• AIM OF THE TASK: Write every line out verbatim and omit the pictures.

• DATA LINES:
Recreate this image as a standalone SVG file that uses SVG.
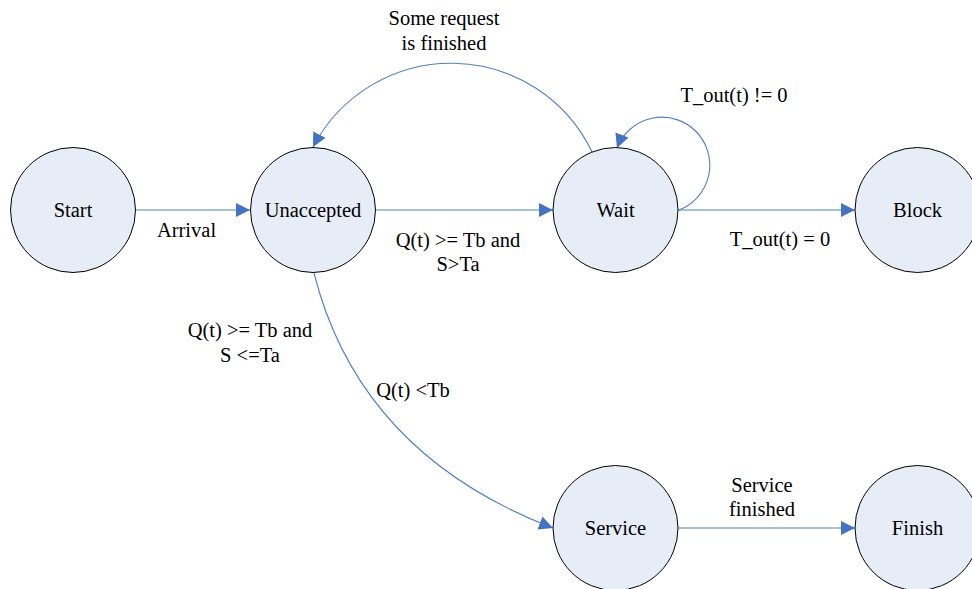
<svg xmlns="http://www.w3.org/2000/svg" width="972" height="589" viewBox="0 0 972 589">
  <style>
    .state circle { fill: #E7EDF7; stroke: #000000; stroke-width: 1; }
    .edge { fill: none; stroke: #4F81BD; stroke-width: 1.1; marker-end: url(#arrow); }
  </style>
  <defs>
    <marker id="arrow" markerUnits="userSpaceOnUse" markerWidth="16" markerHeight="16" refX="14" refY="7" orient="auto">
      <path d="M0,0 L14,7 L0,14 Z" fill="#4472C4"/>
    </marker>
  </defs>
  <rect x="0" y="0" width="972" height="589" fill="#FFFFFF"/>

  <!-- transitions -->
  <g id="connectors">
    <path class="edge" d="M136,210 L250,210"/>
    <path class="edge" d="M376,210 L553,210"/>
    <path class="edge" d="M678,210 L855,210"/>
    <path class="edge" d="M678,528 L855,528"/>
    <path class="edge" d="M592,152 A156,156 0 0 0 313,147"/>
    <path class="edge" d="M679,210 A48,48 0 1 0 617,148"/>
    <path class="edge" d="M314,273 C347,404 436,483 553,528"/>
  </g>

  <g font-family="Liberation Serif, DejaVu Serif, serif" font-size="20.5" fill="#000000" text-anchor="middle">
    <!-- transition labels -->
    <g id="labels">
      <text x="186.5" y="237">Arrival</text>
      <text x="444" y="25">Some request</text>
      <text x="444" y="50">is finished</text>
      <text x="734" y="102">T_out(t) != 0</text>
      <text x="780" y="246">T_out(t) = 0</text>
      <text x="458" y="247">Q(t) &gt;= Tb and</text>
      <text x="458" y="271">S&gt;Ta</text>
      <text x="250" y="337">Q(t) &gt;= Tb and</text>
      <text x="250" y="362">S &lt;=Ta</text>
      <text x="413" y="397">Q(t) &lt;Tb</text>
      <text x="762" y="492">Service</text>
      <text x="762" y="516">finished</text>
    </g>

    <!-- states -->
    <g id="start" class="state">
      <circle cx="73" cy="210" r="62.5"/>
      <text x="73" y="217">Start</text>
    </g>
    <g id="unaccepted" class="state">
      <circle cx="313" cy="210" r="62.5"/>
      <text x="313" y="217">Unaccepted</text>
    </g>
    <g id="wait" class="state">
      <circle cx="615.5" cy="210" r="62.5"/>
      <text x="615.5" y="217">Wait</text>
    </g>
    <g id="block" class="state">
      <circle cx="917.5" cy="210" r="62.5"/>
      <text x="917.5" y="217">Block</text>
    </g>
    <g id="service" class="state">
      <circle cx="615.5" cy="528" r="62.5"/>
      <text x="615.5" y="535">Service</text>
    </g>
    <g id="finish" class="state">
      <circle cx="917.5" cy="528" r="62.5"/>
      <text x="917.5" y="535">Finish</text>
    </g>
  </g>
</svg>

• TASK RESPONSE:
Recreate this image as a standalone SVG file that uses SVG.
<svg xmlns="http://www.w3.org/2000/svg" width="972" height="589" viewBox="0 0 972 589">
  <style>
    .state circle { fill: #E7EDF7; stroke: #000000; stroke-width: 1; }
    .edge { fill: none; stroke: #4F81BD; stroke-width: 1.1; marker-end: url(#arrow); }
  </style>
  <defs>
    <marker id="arrow" markerUnits="userSpaceOnUse" markerWidth="16" markerHeight="16" refX="14" refY="7" orient="auto">
      <path d="M0,0 L14,7 L0,14 Z" fill="#4472C4"/>
    </marker>
  </defs>
  <rect x="0" y="0" width="972" height="589" fill="#FFFFFF"/>

  <!-- transitions -->
  <g id="connectors">
    <path class="edge" d="M136,210 L250,210"/>
    <path class="edge" d="M376,210 L553,210"/>
    <path class="edge" d="M678,210 L855,210"/>
    <path class="edge" d="M678,528 L855,528"/>
    <path class="edge" d="M592,152 A156,156 0 0 0 313,147"/>
    <path class="edge" d="M679,210 A48,48 0 1 0 617,148"/>
    <path class="edge" d="M314,273 C347,404 436,483 553,528"/>
  </g>

  <g font-family="Liberation Serif, DejaVu Serif, serif" font-size="20.5" fill="#000000" text-anchor="middle">
    <!-- transition labels -->
    <g id="labels">
      <text x="186.5" y="237">Arrival</text>
      <text x="444" y="25">Some request</text>
      <text x="444" y="50">is finished</text>
      <text x="734" y="102">T_out(t) != 0</text>
      <text x="780" y="246">T_out(t) = 0</text>
      <text x="458" y="247">Q(t) &gt;= Tb and</text>
      <text x="458" y="271">S&gt;Ta</text>
      <text x="250" y="337">Q(t) &gt;= Tb and</text>
      <text x="250" y="362">S &lt;=Ta</text>
      <text x="413" y="397">Q(t) &lt;Tb</text>
      <text x="762" y="492">Service</text>
      <text x="762" y="516">finished</text>
    </g>

    <!-- states -->
    <g id="start" class="state">
      <circle cx="73" cy="210" r="62.5"/>
      <text x="73" y="217">Start</text>
    </g>
    <g id="unaccepted" class="state">
      <circle cx="313" cy="210" r="62.5"/>
      <text x="313" y="217">Unaccepted</text>
    </g>
    <g id="wait" class="state">
      <circle cx="615.5" cy="210" r="62.5"/>
      <text x="615.5" y="217">Wait</text>
    </g>
    <g id="block" class="state">
      <circle cx="917.5" cy="210" r="62.5"/>
      <text x="917.5" y="217">Block</text>
    </g>
    <g id="service" class="state">
      <circle cx="615.5" cy="528" r="62.5"/>
      <text x="615.5" y="535">Service</text>
    </g>
    <g id="finish" class="state">
      <circle cx="917.5" cy="528" r="62.5"/>
      <text x="917.5" y="535">Finish</text>
    </g>
  </g>
</svg>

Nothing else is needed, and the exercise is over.